This is not altogether false. For example, we can now heal previously incurable sicknesses, so we’re free of them. But even if our power and technological progress continue to increase, we’ll always run into things we’re powerless to change—so, then, are we not free?
No: we still have the freedom to accept things, to accept our own powerlessness, to trust in God.
It’s often in those situations where we can’t change our circumstances that we’re moved to change ourselves, and this can be very liberating.
When we’re young, we have lots of choices, lots of possibilities—though eventually we do have to choose some! Choice is also a renouncing. People today wait and wait; sometimes they never choose at all, and then life decides for them—and that’s the opposite of freedom.
By the age of eighty, we’ve already chosen many things; not many choices are open to us any longer. So are we less free? No, we can be more free: free to love. But even when we don’t have choices, we can remain free. A faithful husband is much more free in the order of love than one who exchanges his wife for a new one every year.

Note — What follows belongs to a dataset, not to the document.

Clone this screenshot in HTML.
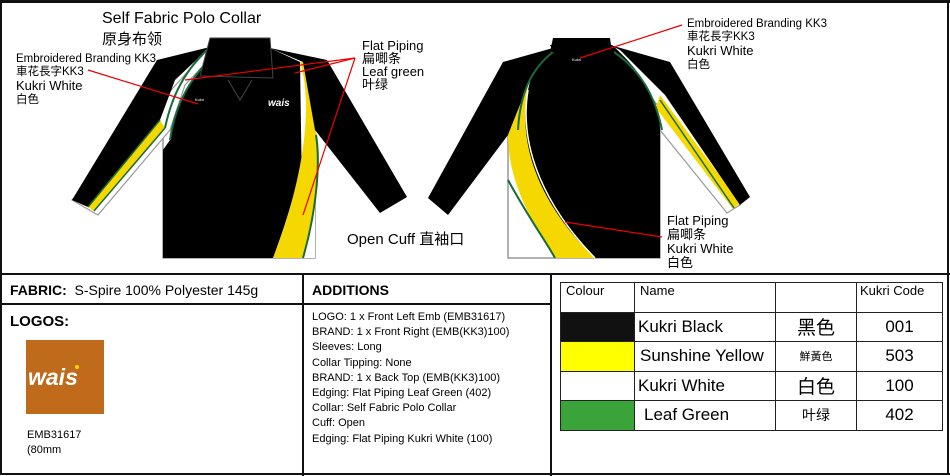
<!DOCTYPE html>
<html><head><meta charset="utf-8">
<style>
body{margin:0;width:950px;height:476px;background:#fff;position:relative;overflow:hidden;font-family:"Liberation Sans","Noto Sans CJK SC",sans-serif;color:#000}
.a{position:absolute;white-space:nowrap}
table{border-collapse:collapse;position:absolute;left:560px;top:282px}
td{border:1.5px solid #222;padding:0;font-size:17px;height:28.5px}
</style></head><body>
<svg width="950" height="476" style="position:absolute;left:0;top:0">
<rect x="1" y="1" width="947" height="473" fill="none" stroke="#111" stroke-width="2"/>
<line x1="0" y1="1.5" x2="950" y2="1.5" stroke="#111" stroke-width="3"/>
<line x1="0" y1="274" x2="950" y2="274" stroke="#111" stroke-width="2"/>
<line x1="303" y1="274" x2="303" y2="476" stroke="#111" stroke-width="2"/>
<line x1="551" y1="274" x2="551" y2="476" stroke="#111" stroke-width="2"/>
<line x1="0" y1="304" x2="551" y2="304" stroke="#111" stroke-width="2"/>
<line x1="0" y1="474" x2="950" y2="474" stroke="#111" stroke-width="2"/>
<!-- front shirt -->
<polygon points="163,130 163,258 315,258 315,130" fill="#fff" stroke="#999" stroke-width="1.5"/>
<polygon points="210,47 220,48 185,85 170,130 98,215 72,200" fill="#fff" stroke="#999" stroke-width="1.2"/>
<polygon points="88,207 160,120 165,128 94,211" fill="#f5d800"/>
<polygon points="157,60 210,47 175,80 160,120 88,207 72,200" fill="#000"/>
<line x1="88" y1="207" x2="160" y2="120" stroke="#1a6b3a" stroke-width="1.5"/>
<line x1="94" y1="211" x2="165" y2="128" stroke="#1a6b3a" stroke-width="1.5"/>
<path d="M210,47 C185,70 172,95 165,128" stroke="#1a6b3a" stroke-width="2" fill="none"/>
<path d="M222,48 C190,75 175,105 170,140 L163,150 L163,258 L273,258 C295,200 310,140 305,100 L300,62 L270,48 Z" fill="#000"/>
<path d="M222,48 C190,75 175,105 170,140" stroke="#1a6b3a" stroke-width="2" fill="none"/>
<path d="M300,62 C312,90 312,150 307,130 L315,135 L315,258 L303,258 Z" fill="#fff"/>
<path d="M300,62 C315,110 300,190 273,258 L303,258 C320,200 322,140 315,130 C318,110 312,80 305,62 Z" fill="#f5d800"/>
<path d="M303,258 C318,205 320,160 316,135" stroke="#1a6b3a" stroke-width="2" fill="none"/>
<polygon points="270,48 327,60 407,197 380,213 315,130 303,62" fill="#000"/>
<path d="M210,38 L270,38 L273,78 L200,76 Z" fill="#000" stroke="#444"/>
<path d="M228,80 L240,100 L252,80" stroke="#444" fill="none"/>
<text x="195" y="101" fill="#fff" font-size="4">Kukri</text>
<text x="268" y="106" fill="#fff" font-size="10" font-weight="bold" font-style="italic">wais</text>
<!-- back shirt -->
<polygon points="508,130 508,258 660,258 660,130" fill="#fff" stroke="#999" stroke-width="1.5"/>
<polygon points="612,50 660,125 660,130 727,213 740,205" fill="#fff" stroke="#999" stroke-width="1.2"/>
<polygon points="503,62 553,48 528,85 508,135 448,215 428,198" fill="#000"/>
<path d="M528,85 C516,150 545,210 595,258 L555,258 C530,220 508,180 508,135 Z" fill="#f5d800"/>
<path d="M508,180 C530,220 545,240 555,258" stroke="#1a6b3a" stroke-width="2" fill="none"/>
<path d="M550,45 L612,45 C640,70 660,100 660,130 L660,258 L595,258 C545,210 516,150 528,90 C532,72 540,60 553,50 Z" fill="#000"/>
<path d="M553,52 C530,70 520,95 518,130" stroke="#1a6b3a" stroke-width="2" fill="none"/>
<path d="M528,90 C518,150 548,210 595,258" stroke="#fff" stroke-width="1.5" fill="none"/>
<polygon points="660,95 740,203 733,209 656,108" fill="#f5d800"/>
<polygon points="610,45 670,62 750,197 740,205 665,95 620,50" fill="#000"/>
<line x1="660" y1="100" x2="734" y2="208" stroke="#1a6b3a" stroke-width="1.5"/>
<path d="M614,52 C640,70 655,95 662,130" stroke="#1a6b3a" stroke-width="2" fill="none"/>
<path d="M553,38 L610,38 L612,52 L550,52 Z" fill="#000"/>
<text x="572" y="61" fill="#fff" font-size="4">Kukri</text>
<!-- leader lines -->
<g stroke="#e00" stroke-width="1.2" fill="none">
<line x1="88" y1="70" x2="198" y2="104"/>
<line x1="355" y1="58" x2="185" y2="80"/>
<line x1="355" y1="58" x2="295" y2="73"/>
<line x1="355" y1="58" x2="303" y2="215"/>
<line x1="682" y1="25" x2="580" y2="58"/>
<line x1="662" y1="237" x2="565" y2="222"/>
</g>
<rect x="26" y="340" width="78" height="74" fill="#c06a1c"/>
<text x="28" y="385" fill="#fff" font-size="23" font-weight="bold" font-style="italic">wais</text>
<circle cx="77" cy="367" r="2" fill="#f5d800"/>
</svg>
<div class="a" style="left:102px;top:10px;font-size:16px">Self Fabric Polo Collar</div>
<div class="a" style="left:102px;top:28px;font-size:15px">原身布领</div>
<div class="a" style="left:16px;top:53px;font-size:11.5px;line-height:13px">Embroidered Branding KK3<br>車花長字KK3<br><span style="font-size:13px">Kukri White</span><br>白色</div>
<div class="a" style="left:362px;top:39px;font-size:13px;line-height:13px">Flat Piping<br>扁唧条<br>Leaf green<br>叶绿</div>
<div class="a" style="left:687px;top:18px;font-size:11.5px;line-height:13px">Embroidered Branding KK3<br>車花長字KK3<br><span style="font-size:13px">Kukri White</span><br>白色</div>
<div class="a" style="left:667px;top:214px;font-size:13px;line-height:14px">Flat Piping<br>扁唧条<br>Kukri White<br>白色</div>
<div class="a" style="left:347px;top:228px;font-size:15px">Open Cuff 直袖口</div>
<div class="a" style="left:10px;top:282px;font-size:14px"><b>FABRIC:</b>&nbsp; S-Spire 100% Polyester 145g</div>
<div class="a" style="left:312px;top:282px;font-size:14px;font-weight:bold">ADDITIONS</div>
<div class="a" style="left:10px;top:313px;font-size:15px;font-weight:bold">LOGOS:</div>
<div class="a" style="left:27px;top:428px;font-size:11px;line-height:15px">EMB31617<br>(80mm</div>
<div class="a" style="left:312px;top:310px;font-size:11px;line-height:15.2px">LOGO: 1 x Front Left Emb (EMB31617)<br>BRAND: 1 x Front Right (EMB(KK3)100)<br>Sleeves: Long<br>Collar Tipping: None<br>BRAND: 1 x Back Top (EMB(KK3)100)<br>Edging: Flat Piping Leaf Green (402)<br>Collar: Self Fabric Polo Collar<br>Cuff: Open<br>Edging: Flat Piping Kukri White (100)</div>
<table>
<tr><td style="font-size:13px;vertical-align:top;padding-left:5px;width:68px">Colour</td><td style="font-size:13px;vertical-align:top;padding-left:5px;width:135px">Name</td><td style="width:80px"></td><td style="font-size:13px;vertical-align:top;padding-left:3px;width:82px">Kukri Code</td></tr>
<tr><td style="background:#111"></td><td style="padding-left:3px">Kukri Black</td><td style="text-align:center;font-size:19px">黑色</td><td style="text-align:center">001</td></tr>
<tr><td style="background:#ffff00"></td><td style="padding-left:5px">Sunshine Yellow</td><td style="text-align:center;font-size:11px">鮮黃色</td><td style="text-align:center">503</td></tr>
<tr><td></td><td style="padding-left:3px">Kukri White</td><td style="text-align:center;font-size:19px">白色</td><td style="text-align:center">100</td></tr>
<tr><td style="background:#3aa33a"></td><td style="padding-left:9px">Leaf Green</td><td style="text-align:center;font-size:14px">叶绿</td><td style="text-align:center">402</td></tr>
</table>
</body></html>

Autonomy, to be ourselves, is good: it is good not to be dependent on others through certain forms of attachment, or through fear. Sometimes we have to take a step back from certain people—but freedom doesn’t consist just in this. Still, dependency is real: we need to recognize what we have received from others. No one can be complete by himself. Also, to be free is to be free to enter into a covenant—especially with God, on whom we’re totally dependent.
Yes, God wants to lead us to this, but it takes time to form the heart, to have the new heart God wants to give us. “Love and do what you will,” St. Augustine says. So in heaven, the heart will be completely purified, fully inhabited by the Holy Spirit. Then, and earlier, too, if our heart is purified, we can “follow our heart.” But following our wounded psyche, our fears—that isn’t the same thing. To get there, we have to accept a whole journey of conversion, of inner work.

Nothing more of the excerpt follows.